For this exercise, repeat all of the material verbatim apart from its images.

— BEGIN DATASET EXTRACT —

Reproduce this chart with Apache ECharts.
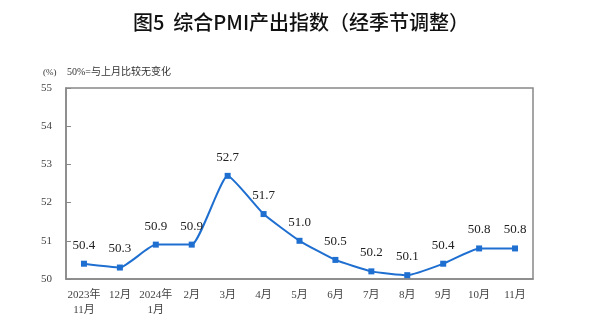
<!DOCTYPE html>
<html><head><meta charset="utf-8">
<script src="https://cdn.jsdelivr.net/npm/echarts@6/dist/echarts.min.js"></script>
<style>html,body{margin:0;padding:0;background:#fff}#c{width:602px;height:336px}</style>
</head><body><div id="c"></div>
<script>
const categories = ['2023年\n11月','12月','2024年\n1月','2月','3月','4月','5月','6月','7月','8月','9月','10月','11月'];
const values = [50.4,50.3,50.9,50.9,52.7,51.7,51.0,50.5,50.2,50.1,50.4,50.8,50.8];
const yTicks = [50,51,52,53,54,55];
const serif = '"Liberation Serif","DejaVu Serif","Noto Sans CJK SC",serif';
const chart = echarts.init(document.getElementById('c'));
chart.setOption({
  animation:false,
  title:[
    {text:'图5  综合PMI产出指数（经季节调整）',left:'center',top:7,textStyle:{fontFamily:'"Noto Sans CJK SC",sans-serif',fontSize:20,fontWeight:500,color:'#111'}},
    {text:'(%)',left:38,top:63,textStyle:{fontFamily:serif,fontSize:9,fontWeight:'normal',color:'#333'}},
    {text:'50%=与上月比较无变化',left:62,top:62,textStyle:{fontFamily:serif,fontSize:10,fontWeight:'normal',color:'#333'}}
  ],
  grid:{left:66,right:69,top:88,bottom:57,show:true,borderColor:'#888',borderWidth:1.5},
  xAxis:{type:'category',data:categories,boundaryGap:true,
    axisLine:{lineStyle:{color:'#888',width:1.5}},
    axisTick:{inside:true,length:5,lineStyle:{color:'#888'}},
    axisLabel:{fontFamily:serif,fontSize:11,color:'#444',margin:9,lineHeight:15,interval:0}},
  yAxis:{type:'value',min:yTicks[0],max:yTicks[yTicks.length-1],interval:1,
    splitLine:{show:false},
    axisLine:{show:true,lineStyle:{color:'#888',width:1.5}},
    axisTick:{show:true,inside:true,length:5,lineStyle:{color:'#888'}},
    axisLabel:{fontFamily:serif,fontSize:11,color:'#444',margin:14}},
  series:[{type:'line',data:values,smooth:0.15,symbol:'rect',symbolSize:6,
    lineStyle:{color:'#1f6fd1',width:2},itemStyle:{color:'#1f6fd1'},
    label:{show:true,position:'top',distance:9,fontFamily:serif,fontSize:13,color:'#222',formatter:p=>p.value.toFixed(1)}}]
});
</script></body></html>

— END DATASET EXTRACT —

RESPONSE BELOW:
Reproduce this chart with Apache ECharts.
<!DOCTYPE html>
<html><head><meta charset="utf-8">
<script src="https://cdn.jsdelivr.net/npm/echarts@6/dist/echarts.min.js"></script>
<style>html,body{margin:0;padding:0;background:#fff}#c{width:602px;height:336px}</style>
</head><body><div id="c"></div>
<script>
const categories = ['2023年\n11月','12月','2024年\n1月','2月','3月','4月','5月','6月','7月','8月','9月','10月','11月'];
const values = [50.4,50.3,50.9,50.9,52.7,51.7,51.0,50.5,50.2,50.1,50.4,50.8,50.8];
const yTicks = [50,51,52,53,54,55];
const serif = '"Liberation Serif","DejaVu Serif","Noto Sans CJK SC",serif';
const chart = echarts.init(document.getElementById('c'));
chart.setOption({
  animation:false,
  title:[
    {text:'图5  综合PMI产出指数（经季节调整）',left:'center',top:7,textStyle:{fontFamily:'"Noto Sans CJK SC",sans-serif',fontSize:20,fontWeight:500,color:'#111'}},
    {text:'(%)',left:38,top:63,textStyle:{fontFamily:serif,fontSize:9,fontWeight:'normal',color:'#333'}},
    {text:'50%=与上月比较无变化',left:62,top:62,textStyle:{fontFamily:serif,fontSize:10,fontWeight:'normal',color:'#333'}}
  ],
  grid:{left:66,right:69,top:88,bottom:57,show:true,borderColor:'#888',borderWidth:1.5},
  xAxis:{type:'category',data:categories,boundaryGap:true,
    axisLine:{lineStyle:{color:'#888',width:1.5}},
    axisTick:{inside:true,length:5,lineStyle:{color:'#888'}},
    axisLabel:{fontFamily:serif,fontSize:11,color:'#444',margin:9,lineHeight:15,interval:0}},
  yAxis:{type:'value',min:yTicks[0],max:yTicks[yTicks.length-1],interval:1,
    splitLine:{show:false},
    axisLine:{show:true,lineStyle:{color:'#888',width:1.5}},
    axisTick:{show:true,inside:true,length:5,lineStyle:{color:'#888'}},
    axisLabel:{fontFamily:serif,fontSize:11,color:'#444',margin:14}},
  series:[{type:'line',data:values,smooth:0.15,symbol:'rect',symbolSize:6,
    lineStyle:{color:'#1f6fd1',width:2},itemStyle:{color:'#1f6fd1'},
    label:{show:true,position:'top',distance:9,fontFamily:serif,fontSize:13,color:'#222',formatter:p=>p.value.toFixed(1)}}]
});
</script></body></html>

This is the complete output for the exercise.